9. Smooth prose and a strong voice.
10. Intelligent characters: Brains are sexy.
10 Things I Hate:
1. Historical inaccuracy: Not every little detail has to be right, but if the author misses something I know to be easily researched or writes characters who feel like 2008 people in fancy dress, I can't enjoy the story because it's not giving me that mental time travel experience I long for. Other inaccuracies can bug me, too--I've read contemporary books with baseball player heroes that turned into wallbangers because the author clearly knew much less about baseball than I do, and I don't consider myself anything like a true expert. I'm just married to one. :-) But since most of what I read and all of what I write is set in the past, it's usually historical errors that ruin stories for me.
2. Alpha Heel heroes: I like strong men--see my love for warriors above--but I want them civilized and confident enough of their strength to treat others with respect.

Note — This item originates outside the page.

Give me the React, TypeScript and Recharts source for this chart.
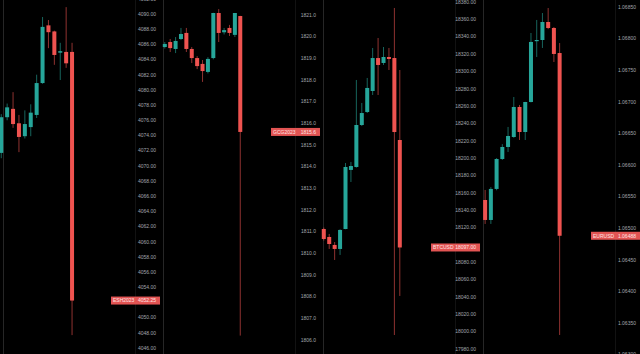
import { ComposedChart, Bar, XAxis, YAxis, ReferenceLine } from 'recharts'

// open, high, low, close
type Ohlc = [number, number, number, number]

const esCandles: Ohlc[] = [
  [4071.7, 4076.8, 4071.0, 4076.4],
  [4076.4, 4078.2, 4076.0, 4077.7],
  [4077.5, 4079.7, 4075.0, 4075.5],
  [4075.6, 4076.7, 4071.8, 4073.8],
  [4073.9, 4077.3, 4073.6, 4075.5],
  [4075.1, 4078.1, 4073.9, 4077.0],
  [4076.7, 4082.0, 4076.3, 4080.9],
  [4080.9, 4089.6, 4080.8, 4088.3],
  [4088.5, 4089.2, 4085.5, 4087.6],
  [4087.7, 4087.8, 4083.3, 4084.6],
  [4084.9, 4086.2, 4081.3, 4085.1],
  [4085.0, 4090.9, 4082.9, 4083.5],
  [4085.0, 4086.2, 4047.7, 4052.25],
]

const gcCandles: Ohlc[] = [
  [1819.52, 1819.75, 1819.45, 1819.66],
  [1819.75, 1819.89, 1819.29, 1819.47],
  [1819.43, 1819.98, 1819.24, 1819.8],
  [1819.89, 1820.4, 1819.84, 1820.12],
  [1820.17, 1820.4, 1819.29, 1819.43],
  [1819.43, 1819.52, 1818.78, 1819.01],
  [1819.01, 1819.1, 1818.5, 1818.64],
  [1818.74, 1818.92, 1817.91, 1818.41],
  [1818.37, 1819.05, 1818.3, 1818.97],
  [1819.01, 1821.1, 1818.95, 1821.09],
  [1821.09, 1821.27, 1819.75, 1820.17],
  [1820.2, 1820.4, 1820.1, 1820.3],
  [1820.4, 1820.54, 1820.03, 1820.17],
  [1820.08, 1821.09, 1819.98, 1821.09],
  [1820.95, 1820.96, 1806.2, 1815.6],
]

const btcCandles: Ohlc[] = [
  [18118.3, 18120.0, 18105.0, 18106.8],
  [18109.1, 18112.6, 18095.3, 18101.0],
  [18099.9, 18103.3, 18082.6, 18095.3],
  [18095.3, 18118.0, 18088.4, 18117.2],
  [18118.3, 18194.4, 18118.0, 18189.8],
  [18186.4, 18195.6, 18172.5, 18190.9],
  [18189.8, 18290.1, 18189.0, 18238.2],
  [18238.2, 18263.6, 18237.0, 18252.0],
  [18253.2, 18292.4, 18252.0, 18280.9],
  [18277.4, 18327.0, 18272.8, 18315.4],
  [18315.4, 18338.5, 18272.8, 18307.4],
  [18309.7, 18328.1, 18307.4, 18316.6],
  [18316.6, 18327.0, 18301.6, 18314.3],
  [18315.4, 18373.1, 17996.1, 18230.1],
  [18220.9, 18301.6, 18041.1, 18097.0],
]

const eurCandles: Ohlc[] = [
  [1.065446, 1.065605, 1.065067, 1.06513],
  [1.06513, 1.06565, 1.065067, 1.065621],
  [1.065621, 1.06611, 1.0656, 1.066095],
  [1.066095, 1.06633, 1.06608, 1.066285],
  [1.066285, 1.066602, 1.066206, 1.066459],
  [1.066443, 1.067076, 1.06643, 1.066918],
  [1.066918, 1.06695, 1.066396, 1.066522],
  [1.066522, 1.067, 1.066396, 1.066997],
  [1.066997, 1.068089, 1.06699, 1.067947],
  [1.067963, 1.068295, 1.067709, 1.067978],
  [1.067978, 1.068405, 1.067852, 1.068263],
  [1.068263, 1.068484, 1.06815, 1.068168],
  [1.068168, 1.068184, 1.06763, 1.067757],
  [1.067772, 1.06793, 1.06331, 1.06488],
]

const esTicks = [
  4046, 4048, 4050, 4054, 4056, 4058, 4060, 4062, 4064, 4066, 4068, 4070,
  4072, 4074, 4076, 4078, 4080, 4082, 4084, 4086, 4088, 4090, 4092,
]
const gcTicks = [
  1806, 1807, 1808, 1809, 1810, 1811, 1812, 1813, 1814, 1815, 1816, 1817,
  1818, 1819, 1820, 1821,
]
const btcTicks = [
  17980, 18000, 18020, 18040, 18060, 18080, 18120, 18140, 18160, 18180,
  18200, 18220, 18240, 18260, 18280, 18300, 18320, 18340, 18360, 18380,
]
const eurTicks = [
  1.063, 1.0635, 1.064, 1.0645, 1.065, 1.0655, 1.066, 1.0665, 1.067, 1.0675,
  1.068, 1.0685,
]

const UP = '#26a69a'
const DOWN = '#ef5350'
const FONT = '"Liberation Sans", Arial, sans-serif'

const PANEL_W = 160
const PANEL_H = 354
const AXIS_W = 25
const PLOT_W = PANEL_W - AXIS_W

interface PanelProps {
  symbol: string
  candles: Ohlc[]
  ticks: number[]
  yDomain: [number, number]
  decimals: number
  lastLabel: string
  firstX: number // pixel centre of the first candle
  step: number // pixel distance between candles
}

function Candle(props: any) {
  const { x, y, width, height, payload } = props
  if (x == null || y == null || !payload) return null
  const [o, h, l, c] = payload.ohlc as Ohlc
  const top = Math.min(y, y + height)
  const span = Math.abs(height)
  const toPx = (v: number) => top + ((h - v) / (h - l)) * span
  const color = c >= o ? UP : DOWN
  const cx = x + width / 2
  const bodyTop = toPx(Math.max(o, c))
  const bodyH = Math.max(1.2, toPx(Math.min(o, c)) - bodyTop)
  return (
    <g>
      <line x1={cx} x2={cx} y1={top} y2={top + span} stroke={color} strokeOpacity={0.6} strokeWidth={1} />
      <rect x={x} y={bodyTop} width={width} height={bodyH} fill={color} />
    </g>
  )
}

function Panel({ symbol, candles, ticks, yDomain, decimals, lastLabel, firstX, step }: PanelProps) {
  const data = candles.map((k, i) => ({ i, range: [k[2], k[1]], ohlc: k }))
  const x0 = -firstX / step
  const xDomain: [number, number] = [x0, x0 + PLOT_W / step]
  const last = candles[candles.length - 1][3]

  return (
    <div style={{ position: 'relative', width: PANEL_W, height: PANEL_H }}>
      <div style={{ position: 'absolute', left: 3, top: 0, width: 1, height: PANEL_H, background: '#262626' }} />
      <div style={{ position: 'absolute', left: PLOT_W, top: 0, width: 1, height: PANEL_H, background: '#121212' }} />
      <ComposedChart width={PANEL_W} height={PANEL_H} data={data} margin={{ top: 0, right: 0, bottom: 0, left: 0 }}>
        <XAxis type="number" dataKey="i" domain={xDomain} allowDataOverflow hide />
        <YAxis
          orientation="right"
          width={AXIS_W}
          domain={yDomain}
          ticks={ticks}
          interval={0}
          allowDataOverflow
          axisLine={false}
          tickLine={false}
          tick={(t: any) => (
            <text
              key={t.payload.value}
              x={156}
              y={t.y}
              dy={1.8}
              textAnchor="end"
              fontSize={5}
              fontFamily={FONT}
              fill="#a3a6ad"
            >
              {Number(t.payload.value).toFixed(decimals)}
            </text>
          )}
        />
        <Bar dataKey="range" barSize={4} shape={<Candle />} isAnimationActive={false} />
        <ReferenceLine
          y={last}
          stroke="none"
          label={(p: any) => {
            const vy = p.viewBox?.y ?? 0
            return (
              <g>
                <rect x={111} y={vy - 4} width={49} height={8} fill="#e25453" />
                <text x={113} y={vy} dy={1.8} fontSize={5} fontFamily={FONT} fill="#ffe3e3">
                  {symbol}
                </text>
                <text x={156} y={vy} dy={1.8} textAnchor="end" fontSize={5} fontFamily={FONT} fill="#ffe3e3">
                  {lastLabel}
                </text>
              </g>
            )
          }}
        />
      </ComposedChart>
    </div>
  )
}

export default function App() {
  return (
    <div
      style={{
        position: 'absolute',
        left: 0,
        top: 0,
        width: 640,
        height: 354,
        background: '#000',
        display: 'flex',
        overflow: 'hidden',
      }}
    >
      <Panel symbol="ESH2023" candles={esCandles} ticks={esTicks} yDomain={[4045.21, 4091.84]} decimals={2} lastLabel="4052.25" firstX={1.2} step={5.9} />
      <Panel symbol="GCG2023" candles={gcCandles} ticks={gcTicks} yDomain={[1805.35, 1821.69]} decimals={1} lastLabel="1815.6" firstX={4.5} step={5.39} />
      <Panel symbol="BTCUSD" candles={btcCandles} ticks={btcTicks} yDomain={[17974.2, 18382.3]} decimals={2} lastLabel="18097.00" firstX={3.5} step={5.43} />
      <Panel symbol="EURUSD" candles={eurCandles} ticks={eurTicks} yDomain={[1.063009, 1.068611]} decimals={5} lastLabel="1.06488" firstX={5} step={5.73} />
    </div>
  )
}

3. Over-the-top villains: You know, the kind who's a traitor AND a bully AND a blackmailer AND a pedophile AND....
4. Villains who are too weak and/or too insane to be a real challenge for the hero.
5. Women who are spunky for the sake of spunkiness--if a woman is going to buck the values and rules of her time, I want it to be well-motivated.
6. Helpless damsels in distress.
7. Passive characters--people who just let life happen and don't fight for what they believe in or what they want.
8. Clunky writing
9. Gratuitous sad endings: I'm fine with a grand, Shakespearean tragedy, but I hate books where it seems like the whole point is to prove that people are weak and life is meaningless.
10. Being told that a character is smart, strong, or whatever but seeing no evidence of it in his/her actions.